Friday, April 17, 2015

Pilot concerned about hangar maintenance • Frederick Municipal Airport (KFDK), Maryland

Alex Hamilton recently displays a propeller damaged by rust, which he said was caused by wet conditions in the hangar.

A tenant at Frederick Municipal Airport is raising concerns about the condition of the hangars as he gets ready to move his plane to Hagerstown.

Frederick resident Alex Hamilton leases a hangar in the south section of the airport, where many pilots use tarps to keep rain from leaking through the roof onto their equipment.

His hangar is bare-bones, made of corrugated metal.

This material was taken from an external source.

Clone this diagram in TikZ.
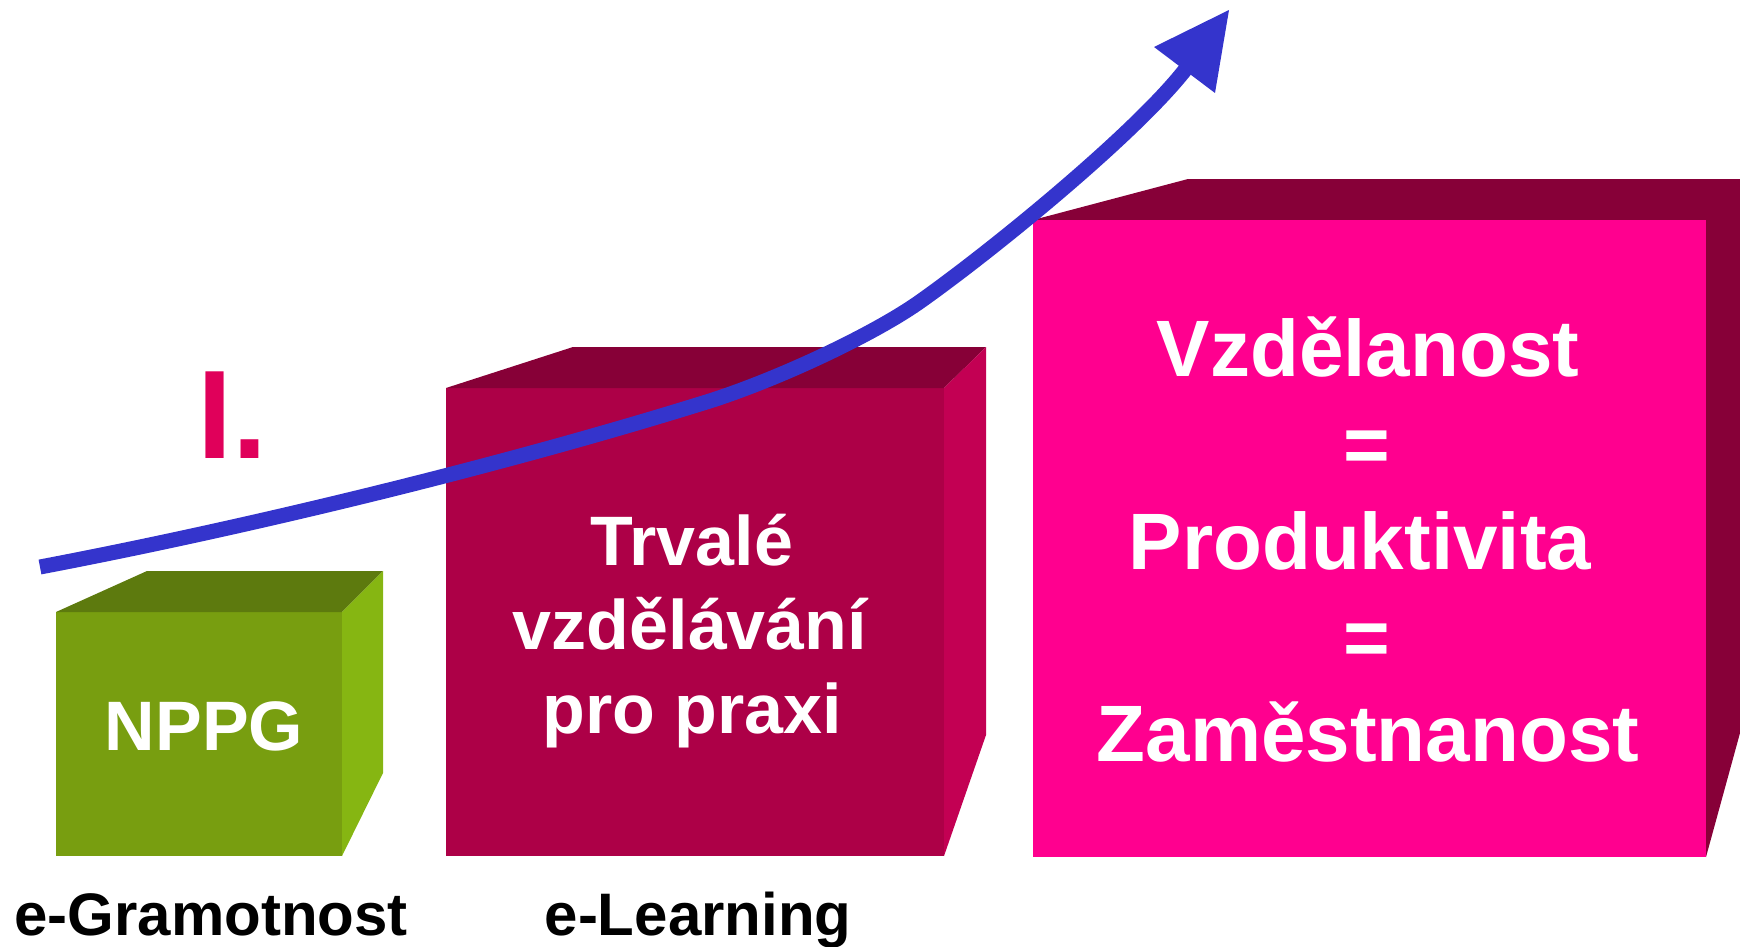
\documentclass[tikz,border=0pt]{standalone}
\usepackage{fontspec}
\setmainfont{Liberation Sans}
\usetikzlibrary{arrows.meta}
\definecolor{gfront}{HTML}{789E10}
\definecolor{gtop}{HTML}{5D7A0E}
\definecolor{gside}{HTML}{86B612}
\definecolor{mfront}{HTML}{AD0047}
\definecolor{mtop}{HTML}{870037}
\definecolor{mside}{HTML}{C30053}
\definecolor{pfront}{HTML}{FF008F}
\definecolor{pdark}{HTML}{870038}
\definecolor{arrowblue}{HTML}{3434CC}
\definecolor{labelred}{HTML}{E0005A}
\tikzset{
  boxtxt/.style={text=white,font=\bfseries\fontsize{35}{42}\selectfont,anchor=base,inner sep=0pt},
  bigtxt/.style={text=white,font=\bfseries\fontsize{40}{48}\selectfont,anchor=base,inner sep=0pt},
  captxt/.style={text=black,font=\bfseries\fontsize{30}{36}\selectfont,anchor=base,inner sep=0pt},
  arrowline/.style={draw=arrowblue,line width=7.5pt},
}
\begin{document}
\begin{tikzpicture}[x=0.5pt,y=-0.5pt]
\useasboundingbox (0,0) rectangle (1740,947);
% green box
\fill[gfront] (56,612) rectangle (342,856);
\fill[gtop] (56,612) -- (147,571) -- (383,571) -- (342,612) -- cycle;
\fill[gside] (342,612) -- (383,571) -- (383,773) -- (342,856) -- cycle;
% maroon box
\fill[mfront] (446,388) rectangle (944,856);
\fill[mtop] (446,388) -- (573,347) -- (986,347) -- (944,388) -- cycle;
\fill[mside] (944,388) -- (986,347) -- (986,735) -- (944,856) -- cycle;
% pink box
\fill[pdark] (1033,220) -- (1188,179) -- (1740,179) -- (1740,733) -- (1706,857) -- (1706,220) -- cycle;
\fill[pfront] (1033,220) rectangle (1706,857);
% texts
\node[boxtxt] (nppg) at (204,750) {NPPG};
\node[boxtxt] (t1) at (692,565) {Trvalé};
\node[boxtxt] (t2) at (690,649) {vzdělávání};
\node[boxtxt] (t3) at (692,733) {pro praxi};
\node[bigtxt] (p1) at (1368,376) {Vzdělanost};
\node[bigtxt] (p2) at (1367,472) {=};
\node[bigtxt] (p3) at (1360,569) {Produktivita};
\node[bigtxt] (p4) at (1367,665) {=};
\node[bigtxt] (p5) at (1368,761) {Zaměstnanost};
\node[captxt] (c1) at (211,935) {e-Gramotnost};
\node[captxt] (c2) at (698,935) {e-Learning};
\node[anchor=base west,inner sep=0pt,text=labelred,font=\bfseries\fontsize{63}{70}\selectfont] (roman) at (197,458) {I.};
% arrow
\coordinate (astart) at (40,567);
\coordinate (am1) at (700,404);
\coordinate (am2) at (918,303);
\coordinate (aend) at (1188,66);
\coordinate (atip) at (1229,10);
\coordinate (al) at (1154,47);
\coordinate (ar) at (1215,93);
\draw[arrowline] (astart) .. controls (250,527) and (500,466) .. (am1)
  .. controls (770,383) and (869,337) .. (am2)
  .. controls (992,251) and (1140,130) .. (aend);
\fill[arrowblue] (atip) -- (al) -- (ar) -- cycle;
\end{tikzpicture}
\end{document}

On a recent visit, he showed off a propeller that rusted because of wet conditions and pointed out holes where animals had made their way into neighboring hangars.

Airport commissioner Jon Harden said he was not aware of complaints about the hangars. But it is unclear how many users, if any, share Hamilton’s concerns because the airport does not keep records of complaints.

The airport has no formal complaint intake system, according to staff, but instead addresses each issue on a case-by-case basis.

Most often, staff receives and resolves complaints by phone, assistant manager Nick Sabo wrote in an email. Most of those are related to aircraft noise or aircraft believed to be flying too low.

“In almost every case we are able to explain the airport’s operations and what they likely saw or heard,” he wrote. “This settles the vast majority of complaints we receive.”

Harden said he would request that staff begin tracking complaints.

On the issue of the south hangars, manager Steve Johnson said staff responds to issues quickly.

“We have not received notice from a south hangar tenant about the condition of their facility that was not addressed in a timely manner,” Johnson wrote in an email.

The city of Frederick is responsible for maintaining the structural components of the hangars: the doors, door tracks, locks and so on, according to Johnson.

He added staff will sometimes go beyond those responsibilities and handle wildlife or uneven pavement problems.

But Hamilton said that much of the hangar maintenance is done by tenants. He painted lines on the area in front of his and poured concrete in a different hangar he previously rented.

He enjoys the active community at his local airport, but he recently signed a lease in Hagerstown, where his hangar would have drywall and electricity.

“This is a really cool little airport,” Hamilton said, adding that he would like to continue housing his plane there.

He spends about $230 each month on rent, he said. In Hagerstown, he would pay just a few dollars more each month for a hangar he considered nicer.

Storing his plane in a drier environment would likely reduce his maintenance costs, he said.

A pilot might spend $2,500 each year on maintenance, and Hamilton said he found he had to do more maintenance on his plane when it was parked in Frederick because of the moisture in the hangar.

Bob Zajko, a Frederick pilot, also keeps tarps up in his hangar to keep water out, but he said he is happy with it.

He would much rather have an inexpensive hangar than a new, expensive one.

“They’re actually built pretty well,” he said of the older hangars like his, built in the 1940s or 1950s.

“Most of them have dirt floors.”

Zajko did note, however, that he has had problems with his door sticking, and last winter, his plane got stuck outside the hangar because a puddle of water turned to ice.

There is a chance that the south hangars may be removed in the future, according to Johnson, but that would not be for many years. Zajko said he would like to see the hangars stay.

“It’s certainly better than parking the plane outside,” he said.